Por outro ângulo, Ana Elisa aponta que o crescimento da economia deverá incentivar a conclusão de centenas de transações. “O juro mais baixo vai reduzir o custo de capital para investimentos. Esse cenário mais estável melhora o índice de perpetuidade das empresas e torna o valuation [avaliação] mais técnico”, diz a CEO da Sparks.
Na opinião do professor da Trevisan Escola de Negócios, Walter Franco Lopes da Silva, o ambiente para operações de compras de empresas e participações é promissor. “A dificuldade está na mensuração dos riscos”, disse.
O professor recomenda que os vendedores entreguem os números “impecavelmente” apurados aos potenciais interessados. “Isso evita perdas, multas contratuais, obrigações ou revisões no futuro”, aconselha Silva sobre a verificação de pendências tributárias, trabalhistas, questões societárias, legais e concorrenciais”, diz.
Já o sócio do escritório Miguel Neto Advogados, Bruno Guarnieri, sugere que os empresários realizem a “vendor-diligence” para apurar contigências e ajustar preços antes se lançar ao mercado. “Até por falta de uma gestão mais profissional, o empresário acaba descobrindo surpresas negativas na diligência.

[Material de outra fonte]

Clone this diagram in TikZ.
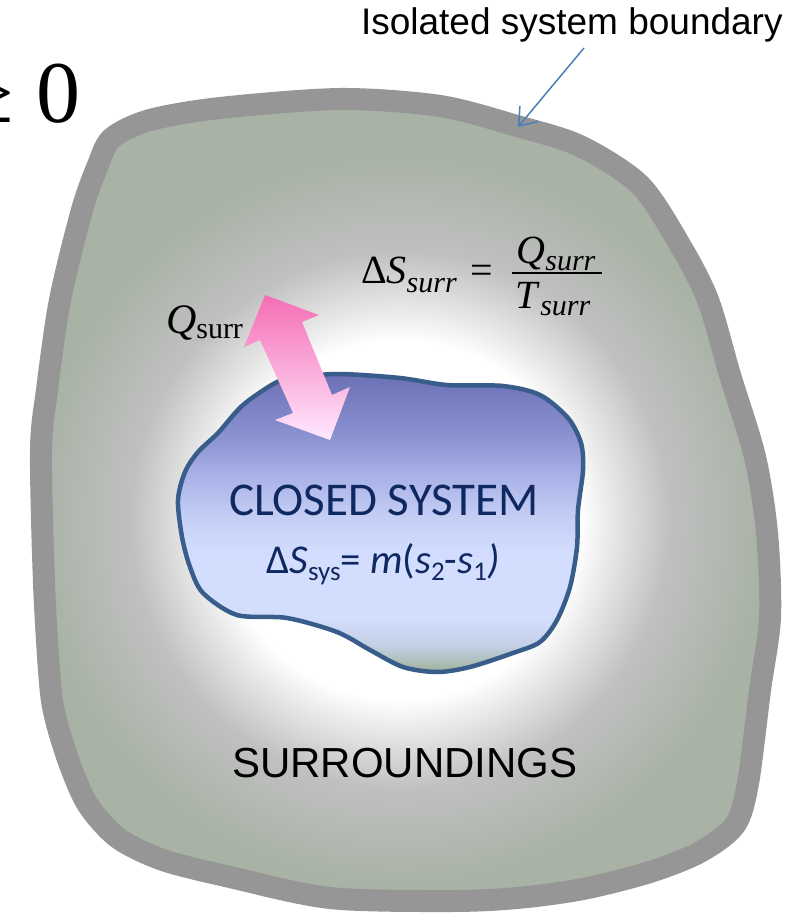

É mais recomendado fazer esse processo com mais calma e não ceder a ansiedade do momento”, avisa.
Quanto aos demais riscos, na semana passada, mais uma agência de classificação de risco – a Fitch Ratings – rebaixou a nota do Brasil, fator que pode afetar a intenção de fundos internacionais em aportar recursos no País.
“Desde 2015, não temos mais a nota de bom pagador. Para o estrangeiro fica a percepção de que o Brasil não vai ter condições de honrar seus compromissos. Isso compromete a nota de empresas como a Petrobras”, alerta o diretor comercial nacional do Grupo Brugnara, Luiz Souza, sobre um eventual aumento dos tributos sobre as empresas para equacionar as contas públicas no País.
Souza lembrou que no ano passado, o mercado de fusões e aquisições movimentou US$ 48 bilhões em transações no Brasil. “Ainda não sabemos as consequências desse novo rebaixamento”, ponderou o diretor.